This Sunday I went out with my friend Mark for coffees in the morning. He was on his way to the glider club for a day of flying. He’s the chief tow pilot for the glider club. He invited me to join him and take a glider flight. Since I’m trying to save money, I politely declined his offer. He then said that as a member he has 3 free flight and since he flies the tow plane he never flies gliders any more so I can have one of his flights. Well, I couldn’t very well pass that up. So off we went.
We got to the field and he introduced me to one of the instructors, Dave. He then suggested that Dave might want to do some aerobatics with me. I, being the adrenaline junky that I am, jumped at the opportunity 🙂 We went on to help launch the trainer glider and them moved the glider we were going to take up into position. While doing the safety walk around the glider, Dave asked me if I wanted a parachute… I think it was at that moment that it struck me that we were about to do had a certain element of danger associated with it. See… I’ve been gliding before and I regard it as one of the most calming things one can do. It’s so quite up there when there’s no engine propelling you forward and although some people might find that concept a little unsettling, I find the quite very peaceful. So back to the parachute, I ask Dave if he’ll be wearing on and he replies “Yes, because there is a danger that something might go wrong”. Well then, I guess I’ll wear one too then. I also asked him what the procedure was if we did have to bail. “Well” he said “we would detach the canopy and it should just fly off, then you just roll out of the glider and pull the cord on the chute”. Simple enough, until you try to get into that glider. It’s very tight and quite cramped, the concept that you can just roll out of it is a bit… ridiculous. After all, it took a shoe horn and a can of Crisco to wedge me in there to begin with 🙂 I proved this point when I tried to get out of the glider after we landed, not my most graceful moment.
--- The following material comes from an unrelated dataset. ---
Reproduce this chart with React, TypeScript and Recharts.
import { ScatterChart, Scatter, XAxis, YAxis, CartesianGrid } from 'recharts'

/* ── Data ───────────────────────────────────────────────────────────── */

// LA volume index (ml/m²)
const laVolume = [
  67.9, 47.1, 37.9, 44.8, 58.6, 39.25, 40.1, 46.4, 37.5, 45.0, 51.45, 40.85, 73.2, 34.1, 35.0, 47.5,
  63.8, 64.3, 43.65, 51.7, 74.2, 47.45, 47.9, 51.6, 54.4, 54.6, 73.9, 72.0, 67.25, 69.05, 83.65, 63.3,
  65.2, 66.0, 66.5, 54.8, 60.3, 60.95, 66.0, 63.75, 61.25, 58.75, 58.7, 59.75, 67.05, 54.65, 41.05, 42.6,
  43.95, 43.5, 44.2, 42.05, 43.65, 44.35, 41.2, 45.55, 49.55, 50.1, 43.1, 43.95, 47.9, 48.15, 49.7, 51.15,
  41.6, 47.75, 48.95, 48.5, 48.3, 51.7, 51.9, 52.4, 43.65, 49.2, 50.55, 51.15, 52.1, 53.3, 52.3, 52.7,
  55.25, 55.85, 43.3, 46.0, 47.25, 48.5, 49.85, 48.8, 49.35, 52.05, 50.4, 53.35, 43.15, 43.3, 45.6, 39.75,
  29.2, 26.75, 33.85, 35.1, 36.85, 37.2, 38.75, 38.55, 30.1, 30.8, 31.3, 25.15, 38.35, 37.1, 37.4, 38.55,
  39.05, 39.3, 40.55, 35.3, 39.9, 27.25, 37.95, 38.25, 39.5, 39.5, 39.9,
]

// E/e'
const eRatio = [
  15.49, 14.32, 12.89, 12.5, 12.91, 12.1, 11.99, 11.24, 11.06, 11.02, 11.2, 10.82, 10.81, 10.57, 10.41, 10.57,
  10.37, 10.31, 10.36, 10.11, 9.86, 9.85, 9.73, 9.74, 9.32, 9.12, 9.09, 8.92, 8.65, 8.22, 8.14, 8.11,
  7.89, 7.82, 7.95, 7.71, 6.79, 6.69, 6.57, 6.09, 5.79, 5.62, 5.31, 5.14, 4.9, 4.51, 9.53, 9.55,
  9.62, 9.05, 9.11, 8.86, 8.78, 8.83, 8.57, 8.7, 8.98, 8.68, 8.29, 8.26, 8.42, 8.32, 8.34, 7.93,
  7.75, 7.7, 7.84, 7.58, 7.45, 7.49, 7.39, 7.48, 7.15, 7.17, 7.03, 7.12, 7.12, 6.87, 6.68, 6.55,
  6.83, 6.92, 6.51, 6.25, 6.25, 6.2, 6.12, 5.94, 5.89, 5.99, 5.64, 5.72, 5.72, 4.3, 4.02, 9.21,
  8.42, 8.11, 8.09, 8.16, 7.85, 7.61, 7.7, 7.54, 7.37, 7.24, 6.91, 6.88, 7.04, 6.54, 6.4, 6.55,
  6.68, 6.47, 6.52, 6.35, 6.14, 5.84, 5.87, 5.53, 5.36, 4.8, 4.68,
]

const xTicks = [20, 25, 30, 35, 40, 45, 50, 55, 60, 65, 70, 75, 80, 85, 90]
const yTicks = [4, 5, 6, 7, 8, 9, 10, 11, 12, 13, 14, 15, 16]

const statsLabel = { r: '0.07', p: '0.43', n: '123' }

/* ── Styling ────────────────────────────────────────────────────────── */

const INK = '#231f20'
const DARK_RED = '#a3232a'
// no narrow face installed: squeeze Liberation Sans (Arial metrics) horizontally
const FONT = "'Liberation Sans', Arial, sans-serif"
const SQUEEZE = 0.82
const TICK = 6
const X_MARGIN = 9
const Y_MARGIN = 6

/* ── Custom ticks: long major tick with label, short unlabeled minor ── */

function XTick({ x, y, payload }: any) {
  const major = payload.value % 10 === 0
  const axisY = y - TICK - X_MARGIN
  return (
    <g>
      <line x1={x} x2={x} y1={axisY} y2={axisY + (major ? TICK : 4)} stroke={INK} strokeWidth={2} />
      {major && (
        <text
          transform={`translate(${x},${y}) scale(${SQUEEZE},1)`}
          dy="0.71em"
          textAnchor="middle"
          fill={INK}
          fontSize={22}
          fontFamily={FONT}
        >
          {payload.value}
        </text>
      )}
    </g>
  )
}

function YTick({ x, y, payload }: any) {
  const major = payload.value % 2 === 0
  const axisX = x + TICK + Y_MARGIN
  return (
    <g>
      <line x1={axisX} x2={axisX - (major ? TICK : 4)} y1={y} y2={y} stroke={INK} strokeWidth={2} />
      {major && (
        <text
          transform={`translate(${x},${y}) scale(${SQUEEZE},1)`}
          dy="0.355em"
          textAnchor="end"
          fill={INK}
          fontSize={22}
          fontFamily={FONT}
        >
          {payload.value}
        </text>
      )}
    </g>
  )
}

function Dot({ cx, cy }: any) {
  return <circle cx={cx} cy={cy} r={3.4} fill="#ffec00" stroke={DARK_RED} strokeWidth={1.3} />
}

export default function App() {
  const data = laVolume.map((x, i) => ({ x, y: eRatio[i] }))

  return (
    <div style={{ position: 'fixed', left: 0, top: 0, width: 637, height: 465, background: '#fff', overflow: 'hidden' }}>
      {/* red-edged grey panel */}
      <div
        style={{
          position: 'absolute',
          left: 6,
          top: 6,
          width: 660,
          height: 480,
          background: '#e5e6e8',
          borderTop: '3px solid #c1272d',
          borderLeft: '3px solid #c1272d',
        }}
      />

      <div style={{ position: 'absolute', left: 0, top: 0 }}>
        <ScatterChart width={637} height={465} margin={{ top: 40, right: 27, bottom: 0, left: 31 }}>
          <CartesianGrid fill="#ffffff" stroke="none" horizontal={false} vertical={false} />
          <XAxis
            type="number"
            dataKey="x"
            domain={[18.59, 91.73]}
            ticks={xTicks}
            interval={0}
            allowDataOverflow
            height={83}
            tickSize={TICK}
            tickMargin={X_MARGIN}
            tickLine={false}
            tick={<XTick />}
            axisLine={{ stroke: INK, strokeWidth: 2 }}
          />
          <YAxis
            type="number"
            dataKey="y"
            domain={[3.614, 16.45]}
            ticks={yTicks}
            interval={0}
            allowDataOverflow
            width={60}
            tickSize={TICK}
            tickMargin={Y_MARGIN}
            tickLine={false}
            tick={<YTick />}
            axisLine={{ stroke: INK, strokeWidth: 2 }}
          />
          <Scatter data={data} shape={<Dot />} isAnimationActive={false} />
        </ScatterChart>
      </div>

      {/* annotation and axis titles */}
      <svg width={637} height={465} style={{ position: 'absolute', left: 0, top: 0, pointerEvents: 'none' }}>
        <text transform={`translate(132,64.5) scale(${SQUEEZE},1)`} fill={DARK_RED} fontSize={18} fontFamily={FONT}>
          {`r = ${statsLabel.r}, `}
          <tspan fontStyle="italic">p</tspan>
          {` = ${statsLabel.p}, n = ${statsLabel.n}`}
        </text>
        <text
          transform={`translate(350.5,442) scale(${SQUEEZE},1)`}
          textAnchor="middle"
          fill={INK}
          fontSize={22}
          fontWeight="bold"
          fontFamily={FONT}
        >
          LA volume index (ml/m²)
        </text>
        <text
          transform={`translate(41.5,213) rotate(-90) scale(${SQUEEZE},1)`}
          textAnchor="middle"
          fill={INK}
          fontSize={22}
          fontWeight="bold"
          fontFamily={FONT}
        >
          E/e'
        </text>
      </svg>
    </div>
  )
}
At any rate, we were towed to 3000 feet, detached from the tow plane and proceeded to climb for another 1300 feet. “Are you ready” I hear Dave say “We’ll start easy and see how your stomach handles it. The first thing we’re going to do is called a ‘wing-up’ maneuver. We’re going to dive to pick up some speed, about 80 knots, and then we’re going to climb and go vertical. Once we’re vertical, we’ll rotate onto one wing and dive again. We’ll repeat that a couple of times alternating the wing we rotate on”. “Let’s do it” I reply. And off he went, felt my stomach inching it’s way closer to my throat as we dove and then we pulled about 2G as we climbed to vertical. Can’t quite describe what my stomach was doing when we spun on the wing, but it was GREAT. We did a couple more and then on the final one, as he climbed out of the dive he arched the plane and dove again, getting me feel about negative 2G, that was also cool. “So, you still feel ok?” he asks. “Never better” says I. “Excellent, looks like you can take negative Gs well” he said jokingly “are you ready for a loop?”. “Sure am” I reply. We’re at about 3500 feet now. He puts the glider into a dive again, we get up to just over 100 knots and he starts pulling up. I tighten my stomach muscles like I heard you should when pulling Gs, I felt my cheeks sagging from the force of the vertical ascent, then it felt like were just hanging there, I look up and see ground, we dive, inverted and then pull up and my cheeks once gain sag. “How’re you doing?” he asks, but not waiting for my answer, he goes on “Well, we pulled 4G on that one, what did you think?”. I think I had the biggest smile on my face, all I could muster was “That was great!” I felt like a kid at the candy store that’s been give $20 and permission to buy whatever he wanted.
“You ready to do another one? This time try looking at the wing tip as we do the loop, it’s a really cool perspective” Well he’s the expert and so I take his advice. He was right, it’s most likely a matter of perception, but you feel like it’s world turning around you not the other way around. We proceeded to do about 4 or 5 more wing-ups and then just cruised a bit. We’re at about 2500 feet now.
At pretty much the same time, we both notice that there’s a glider below us in a field. It’s the trainer glider. Dave proceeds to bank the glider quite steeply so that we can get a better look. We started circling the downed glider like a hawk stalking it’s pray. At first look it seemed as if part of the tail had broken off and we couldn’t see anyone getting out of the glider. Tried to radio the ground, but were unsuccessful. Managed to radio Mark, the tow pilot, who was still in the air. Mark then called the Waterloo airport tower so that they could call the emergency department in case anyone was hurt down there. We cut our flight short and landed.
No one was hurt and there was no damage to the glider, the shadows played tricks with our eyes from that high up. I also learned something new. To get the glider out of that field, they had to tear it down, remove the wings and put it on a trailer to bring it back to the glider club. But more importantly, the glider instructor now had to buy everyone beers 🙂
All in all, I had my best glider flight ever and since no one was hurt, it turned out to be a very excellent day.